Barack Obama - like John Edwards before him - and, I dare say, the majority of Democrats hates (or pretends to hate lobbyists). To listen to Democrats talk you might be think that lobbyists are (with nasty trade with foreigners of course) the greatest threat to the future well-being of the United States.
And indeed there is something discreditable about the lobbying explosion in Washington in recent years. Still, however regrettable elements of the lobbying industry may be it seems pretty clear to me that removing or curtailing the right to petition your government would be a pretty severe infringement upon a pretty fundamental liberty.
Furthermore, to the extent lobbying does in fact corrupt the business of government it's largely because, well, the business of government has become lobbying. Or rather, as this excellent article by Jeffrey Birnbaum in the Washington Post magazine makes clear, it's now all-but impossible to run a major business without representation in Washington. Complaints about lobbying are really complaints about the government itself. It may, mind you, be some time before Mr Obama or other Democrats recognise this.
Birnbaum relates - in an often very funny article - how the travel and tourism industries tried to get the federal government to pay for a $200m advertising campaign designed to lure foreign tourists to the United States*. The point is not that the tourism industry is especially venal, rather that it is typical...
The explosion in the size of K Street, the locus of the lobbying industry, is an extension of the growth and reach of government. The ballooning federal budget has its tentacles in every aspect of American life and commerce. No serious industry or interest can function without monitoring, and at least trying to manipulate, Washington's decision makers. The penalty for ignoring the federal government can run into the billions of dollars. Just ask Microsoft. The software giant was hit with an antitrust lawsuit by the Justice Department in the late 1990s and, in 2001, agreed to alter the way it packaged its computer operating system. Before then, it had mostly ignored the nation's capital.

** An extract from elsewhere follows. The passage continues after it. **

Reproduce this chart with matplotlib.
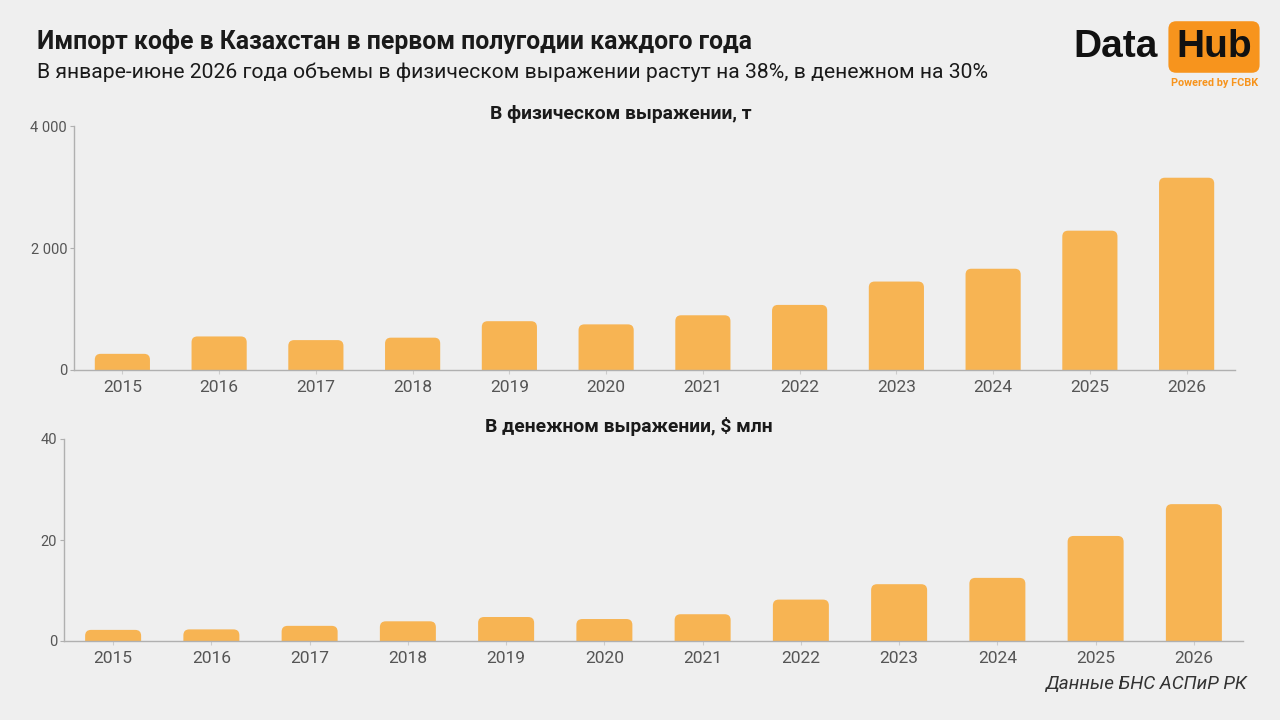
import matplotlib.pyplot as plt
from matplotlib.patches import FancyBboxPatch
from matplotlib.ticker import FuncFormatter

years = ['2015', '2016', '2017', '2018', '2019', '2020',
         '2021', '2022', '2023', '2024', '2025', '2026']
tonnes = [265, 550, 490, 530, 800, 748, 897, 1067, 1450, 1660, 2284, 3152]
usd_mln = [2.2, 2.3, 3.0, 3.9, 4.75, 4.35, 5.3, 8.2, 11.25, 12.5, 20.8, 27.1]

BG = '#efefef'
BAR = '#f7b453'
GREY = '#555555'

plt.rcParams['font.family'] = ['Roboto', 'DejaVu Sans']

fig = plt.figure(figsize=(12.8, 7.2), dpi=100, facecolor=BG)


def draw_panel(rect, values, ymax, yticks, title, title_x):
    ax = fig.add_axes(rect, facecolor=BG)
    x = range(len(years))
    bars = ax.bar(x, values, width=0.57, color=BAR)
    ax.set_xlim(-0.5, len(years) - 0.5)
    ax.set_ylim(0, ymax)
    # swap plain bars for rounded-top ones (bottom end hidden under the axis)
    fig.canvas.draw()
    bb = ax.get_window_extent()
    aspect = (ymax / bb.height) / (len(years) / bb.width)
    r = 0.06
    for b in bars:
        bx, bw, bh = b.get_x(), b.get_width(), b.get_height()
        p = FancyBboxPatch((bx, -r * aspect), bw, bh + r * aspect,
                           boxstyle='round,pad=0,rounding_size=%f' % r,
                           mutation_aspect=aspect, fc=BAR, ec='none')
        ax.add_patch(p)
        b.remove()
    ax.set_xticks(list(x))
    ax.set_xticklabels(years)
    ax.set_yticks(yticks)
    ax.yaxis.set_major_formatter(FuncFormatter(lambda v, p: f'{int(v):,}'.replace(',', ' ')))
    for s in ['top', 'right']:
        ax.spines[s].set_visible(False)
    for s in ['left', 'bottom']:
        ax.spines[s].set_color('#b0b0b0')
        ax.spines[s].set_linewidth(1)
    ax.tick_params(axis='x', length=3, color='#cccccc', labelsize=12.5, labelcolor=GREY, pad=4)
    ax.tick_params(axis='y', length=3, color='#b0b0b0', labelsize=10.5, labelcolor=GREY, pad=2)
    ax.set_title(title, fontsize=13.9, fontweight='bold', color='#1a1a1a', pad=5, x=title_x)
    return ax


draw_panel([74 / 1280, 1 - 370 / 720, (1235 - 74) / 1280, 244 / 720],
           tonnes, 4000, [0, 2000, 4000], 'В физическом выражении, т', 0.471)
draw_panel([64 / 1280, 1 - 641 / 720, (1243 - 64) / 1280, 202 / 720],
           usd_mln, 40, [0, 20, 40], 'В денежном выражении, $ млн', 0.479)

fig.text(37 / 1280, 1 - 42 / 720, 'Импорт кофе в Казахстан в первом полугодии каждого года',
         fontsize=17.8, fontweight='bold', color='#1a1a1a', va='center')
fig.text(37 / 1280, 1 - 72 / 720,
         'В январе-июне 2026 года объемы в физическом выражении растут на 38%, в денежном на 30%',
         fontsize=15.2, color='#1a1a1a', va='center')
fig.text(1247 / 1280, 1 - 684 / 720, 'Данные БНС АСПиР РК', fontsize=13.6, style='italic',
         color='#333333', ha='right', va='center')

# logo
fig.text(1158 / 1280, 1 - 47 / 720, 'Data', fontsize=28, fontweight='bold', color='#111111',
         ha='right', va='center', family=['Liberation Sans', 'DejaVu Sans'])
fig.text(1214 / 1280, 1 - 47 / 720, 'Hub', fontsize=28, fontweight='bold', color='#111111',
         ha='center', va='center', family=['Liberation Sans', 'DejaVu Sans'],
         bbox=dict(boxstyle='round,pad=0.2,rounding_size=0.2', fc='#f7941d', ec='none'))
fig.text(1215 / 1280, 1 - 83 / 720, 'Powered by FCBK', fontsize=7.8, fontweight='bold',
         color='#f7941d', ha='center', va='center')

fig.savefig('out.png', dpi=100, facecolor=BG)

Bad mistake. Chastened by its defeat, Microsoft has built a powerhouse presence in Washington, as have scores of other companies and industries. Lobbyists argue that it's a relatively cheap investment. The Carmen Group, a mid-size lobbying firm, regularly compares its clients' costs with the benefits it says they receive from lobbying. In its latest internal assessment, Carmen said it collected $15 million in fees from about 70 clients and delivered $1.5 billion in assistance -- measured both in benefits received and in burdens avoided -- a return ratio of roughly 1 to 100. Most clients still part with their lobbying dollars grudgingly. But they do part with them, which is why new buildings are going up all the time to accommodate the industry's growth. Want a former senator to guarantee a meeting with a current senator? No problem. Half the senators who leave Congress for the private sector register to lobby. Need to know the history of a tax law and whom best to ask to change it? Easy. At least half a dozen consulting firms are composed of nothing but former congressional tax aides and Treasury Department officials who know as much as, and probably more than, the current people inside.
And why wouldn't ex-lawmakers and aides gravitate to K Street? Lobbying jobs pay at least twice and sometimes three times government salaries. Serving in government is now viewed by many on Capitol Hill as a steppingstone to a lucrative career in bending government to the whims of paying clients. In many ways, lobbying now mimics the government it targets. It has become a bureaucracy, with its own language, its own peculiar ways of doing business and, most important, its own instinct to survive.
Indeed, the last thing any lobbyist wants is to win everything his or her client is seeking. That would mean an end to a retainer, the closing of the feedbag. Success for a lobbyist is not outright victory but, rather, just enough progress to justify the creation of an elaborate and well-funded lobbying apparatus. Even outright failure can underscore the need to lobby harder.
Lobbying is Washington's version of a perpetual motion machine. Once it gets revved up, it rarely stops running. In fact, it tends to grow.
*I blogged about this last month: the travel industry does actually have a point when it complains that onerous visa regulations and the like are putting some folk off visiting the United States. Doesn't mean I think the feds should pay for it, of course.
[Minor disclosure: I count a number of current or former K Street lobbyists as friends.]